The rule is framed to make sure that no candidate is deprived of the result he/she deserves. The principle of certainty as advocated by Mr. Balram Gupta would put a premium on the mistake committed by the examiner in the first instance. If taken into account for the purpose of amendment of his results in accordance with the rules of the University in the behalf, but these marks shall not be taken into account for the purpose of award of scholarships, prizes, medals and/or the order of merit.” The Bombay High Court in Rajendrakumar Chandrakant Nadkarni V. University of Bombay & Anr., AIR 1991 Bom 126 observed as under :- "If revaluation is permitted and if ranking in so far as class is concerned is awarded to candidates who get the benefit of revaluation, there is no reason to restrict the result to the mere declaration of a class. The full benefit to the vindicated candidate has to be awarded and his marks have to be taken into account for the purpose of scholarship, prizes, medals and/or the order of merit. Agreeing with the learned Single Judge of the Karnataka High Court, I make the rule absolute by quashing Ex. F and confirming the correctness of Ex.D i.e., the special certificate awarded on 17.8.1983. Rule in these terms is made absolute with parties being left to bear their own costs." The Madhya Pradesh High Court in Manoj Kumar Jindal Vs. Ravishankar University, Raipur, AIR 1989 MP 1 observed in para-13 as under :- “Apropos the contention that on basis of the Merit-List the candidates meanwhile take admissions on its basis or get jobs and if the Merit-List is subsequently changed "after five or six months", it may create anomalous position and the candidates who are declared in the Merit-List may suffer irreparable injury. This contention is counter to the provision of the revaluation which, as stated earlier, has its own significance and meaning. There is no reason why after revaluation, if the petitioner is found to have obtained "first position", he should be continued to be ranked in "third position". This would be rank injustice to a student devoted to studies with meritorious performance. The object behind revaluation is that every man should get his due which he deserves. That is the rule of law and also equity.

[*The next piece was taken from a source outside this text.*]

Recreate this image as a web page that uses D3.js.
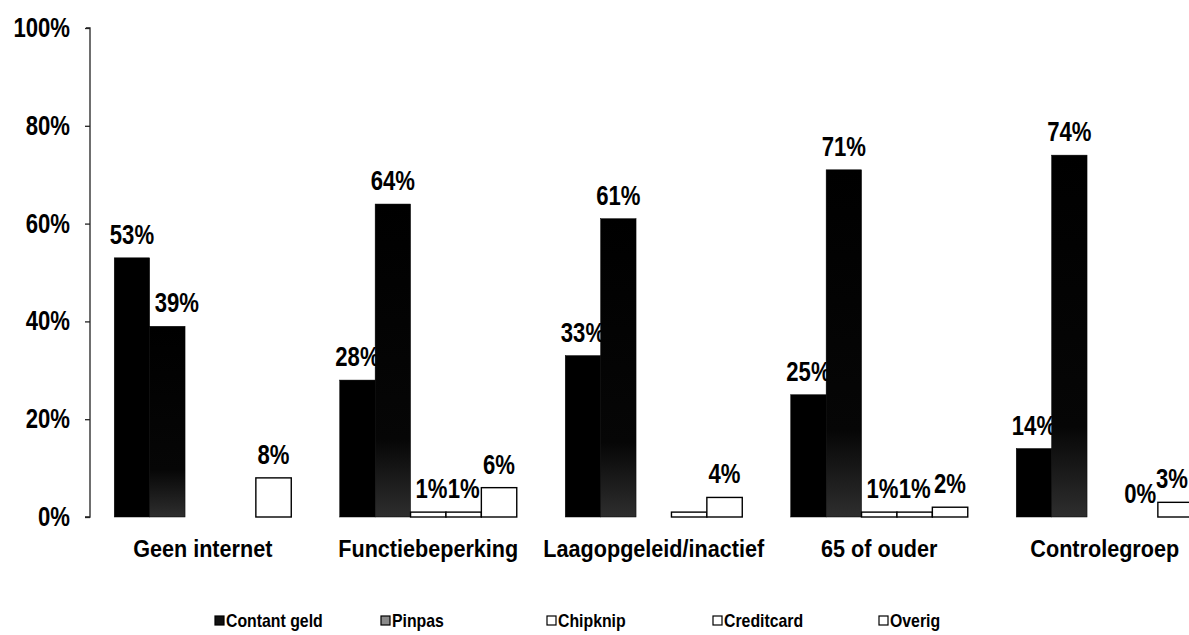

This would be rank injustice to a student devoted to studies with meritorious performance. The object behind revaluation is that every man should get his due which he deserves. That is the rule of law and also equity. This appears to be a case where the position in the Merit-List entails consequential benefits also. Generally the toppers have further benefits not only of Division and Merit, but often Medals and Prizes. If that be so, it is all the worst that the petitioner is deprived of his legal right to such benefits. There is no reason why the petitioner should suffer for the fault of the University. There is no question of any legal injury to the other two respondents just because under the rules relating to revaluation, they would be relegated from their positions Nos. 1 and 2, to positions Nos. 2 and 3. If the relegated No. 3 had any grievance, he could have availed of the provisions regarding revaluation within 30 days. It is not correct to say that amendment in the impugned Merit List would not be in the interest of public at large.” A candidate would normally seek revaluation which is a facility provided under the scheme of Rules obviously under the bonafide belief with the earnest hope of improving result and this by & large is based on apprehension that perhaps some mistake has been committed by the examiner in evaluating the answer book and the Rules/Regulations for revaluation have been provided to get the error detected & corrected and there is always a legitimate expectation of increase in marks.
The rationale underlying the scheme of revaluation seems to be that no candidate should suffer for the mistake of the examiner and in other words, every candidate should get the fruits of his/her labour in pursuing the studies with enthusiasm and vigour and the rule is framed to make sure that no candidate be deprived of the result which he/she deserves and this what has been considered while examining the scope of Ord.157-A by the Single Bench of this Court & other High Courts & the consistent view that the marks obtained by a candidate after revaluation is to be taken into account for the purpose of amending his result and if these marks are not taken into account for the purpose of scholarships, prizes, medals and the order of merit, the very purpose of the scheme with which the merit of revaluation has been provided is being frustrated and at the same time the marks secured by the candidate in revaluation he is entitled to get the full benefit being vindicated candidate and his marks have to be taken into account for all practical purposes including scholarships, medals and the order of merit. Para-7 of the notification is nothing but corresponding to Ord.157A(II) & once this Court has expressed its view of Ord.157A(II) being arbitrary & in violation of Art. 14 of the Constitution of India, Para-7 of the notification dt.11.05.2011 also does not hold good and deserves to be struck down and there is no need to further examine and it is expected from the authorities to take note of the law laid down by this Court while responsing to the request being made by the candidates. In view of what has been discussed above, the writ petition of the petitioner is allowed and R.11 of Ord.157-A & so also R.7 of the notification dt.11.05.2011, of which reference has been made (supra), are unreasonable & ultra vires to the provisions of Article 14 of the Constitution of India & are accordingly struck down and the communication dt.10.03.2015 (Annx.R/2) is quashed & set aside and the respondent-University is directed to include name of the petitioner in the merit list as topper & award Gold Medal to him, in addition to the Gold Medal already awarded to the candidate (respondent-3) who had been put earlier at first position in the examination in question. No order as to costs.